» TO DO: Copy out all lines that hold "diagram".

» GIVEN DATA:
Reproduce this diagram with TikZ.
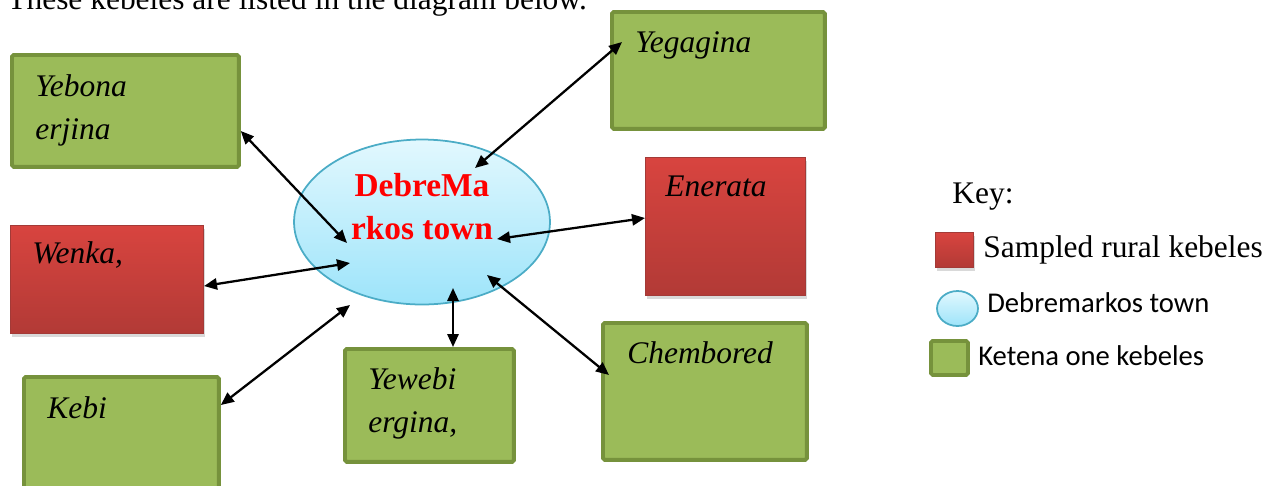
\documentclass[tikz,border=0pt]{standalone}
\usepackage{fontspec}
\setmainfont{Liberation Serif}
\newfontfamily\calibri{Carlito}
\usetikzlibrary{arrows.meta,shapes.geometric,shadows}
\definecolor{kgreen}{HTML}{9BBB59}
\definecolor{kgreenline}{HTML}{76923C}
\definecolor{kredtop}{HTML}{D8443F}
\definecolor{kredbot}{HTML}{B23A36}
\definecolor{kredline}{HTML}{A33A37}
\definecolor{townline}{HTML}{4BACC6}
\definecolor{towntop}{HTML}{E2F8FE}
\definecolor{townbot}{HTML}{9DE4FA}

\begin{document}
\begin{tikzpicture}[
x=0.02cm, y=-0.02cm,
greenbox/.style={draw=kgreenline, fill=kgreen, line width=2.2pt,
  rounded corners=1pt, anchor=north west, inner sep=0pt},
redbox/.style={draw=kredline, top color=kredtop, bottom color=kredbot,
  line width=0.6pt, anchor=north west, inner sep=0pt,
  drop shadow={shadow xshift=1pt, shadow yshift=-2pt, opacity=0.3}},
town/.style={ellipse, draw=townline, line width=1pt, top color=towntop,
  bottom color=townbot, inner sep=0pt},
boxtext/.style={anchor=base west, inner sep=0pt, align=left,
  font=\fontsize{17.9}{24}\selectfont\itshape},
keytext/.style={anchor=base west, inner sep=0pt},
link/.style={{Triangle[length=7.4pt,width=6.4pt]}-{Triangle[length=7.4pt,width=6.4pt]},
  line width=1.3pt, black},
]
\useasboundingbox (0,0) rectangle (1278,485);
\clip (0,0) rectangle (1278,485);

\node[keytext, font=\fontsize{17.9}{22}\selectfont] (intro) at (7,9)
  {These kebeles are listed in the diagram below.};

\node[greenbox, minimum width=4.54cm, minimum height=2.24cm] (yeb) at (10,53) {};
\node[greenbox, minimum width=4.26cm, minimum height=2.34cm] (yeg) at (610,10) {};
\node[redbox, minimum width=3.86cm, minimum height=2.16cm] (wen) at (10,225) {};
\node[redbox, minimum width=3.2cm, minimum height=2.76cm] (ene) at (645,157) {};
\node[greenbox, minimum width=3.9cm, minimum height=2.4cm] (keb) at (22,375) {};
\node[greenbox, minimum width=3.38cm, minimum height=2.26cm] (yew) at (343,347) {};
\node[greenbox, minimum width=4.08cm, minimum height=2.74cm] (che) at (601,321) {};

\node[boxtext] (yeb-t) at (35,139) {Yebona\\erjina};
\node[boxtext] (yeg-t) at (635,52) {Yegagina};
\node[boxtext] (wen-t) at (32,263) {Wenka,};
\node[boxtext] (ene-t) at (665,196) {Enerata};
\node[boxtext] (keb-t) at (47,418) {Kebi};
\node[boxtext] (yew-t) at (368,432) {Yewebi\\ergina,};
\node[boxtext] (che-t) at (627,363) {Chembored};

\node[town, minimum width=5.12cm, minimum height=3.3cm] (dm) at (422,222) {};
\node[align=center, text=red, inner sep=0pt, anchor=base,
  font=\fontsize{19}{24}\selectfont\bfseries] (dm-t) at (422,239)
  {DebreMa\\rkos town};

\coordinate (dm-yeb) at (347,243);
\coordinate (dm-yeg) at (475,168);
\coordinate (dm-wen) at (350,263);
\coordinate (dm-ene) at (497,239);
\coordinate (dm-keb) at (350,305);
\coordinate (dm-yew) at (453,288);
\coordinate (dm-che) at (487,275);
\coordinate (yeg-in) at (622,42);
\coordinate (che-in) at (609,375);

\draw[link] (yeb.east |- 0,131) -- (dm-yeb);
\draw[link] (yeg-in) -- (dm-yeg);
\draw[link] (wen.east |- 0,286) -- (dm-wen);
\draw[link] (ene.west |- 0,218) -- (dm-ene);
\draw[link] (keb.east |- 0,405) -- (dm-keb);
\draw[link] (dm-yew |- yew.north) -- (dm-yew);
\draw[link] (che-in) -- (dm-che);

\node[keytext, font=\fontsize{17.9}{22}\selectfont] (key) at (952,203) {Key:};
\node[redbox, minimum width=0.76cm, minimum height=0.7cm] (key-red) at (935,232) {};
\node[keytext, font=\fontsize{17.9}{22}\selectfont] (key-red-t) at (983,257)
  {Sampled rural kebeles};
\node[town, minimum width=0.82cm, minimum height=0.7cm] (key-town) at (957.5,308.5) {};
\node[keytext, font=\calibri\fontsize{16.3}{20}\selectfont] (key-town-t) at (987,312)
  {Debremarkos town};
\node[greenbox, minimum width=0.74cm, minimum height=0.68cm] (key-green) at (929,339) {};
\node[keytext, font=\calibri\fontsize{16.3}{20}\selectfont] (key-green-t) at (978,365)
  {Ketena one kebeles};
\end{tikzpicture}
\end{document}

» CORRECT RESPONSE:
Reproduce this diagram with TikZ.
  {These kebeles are listed in the diagram below.};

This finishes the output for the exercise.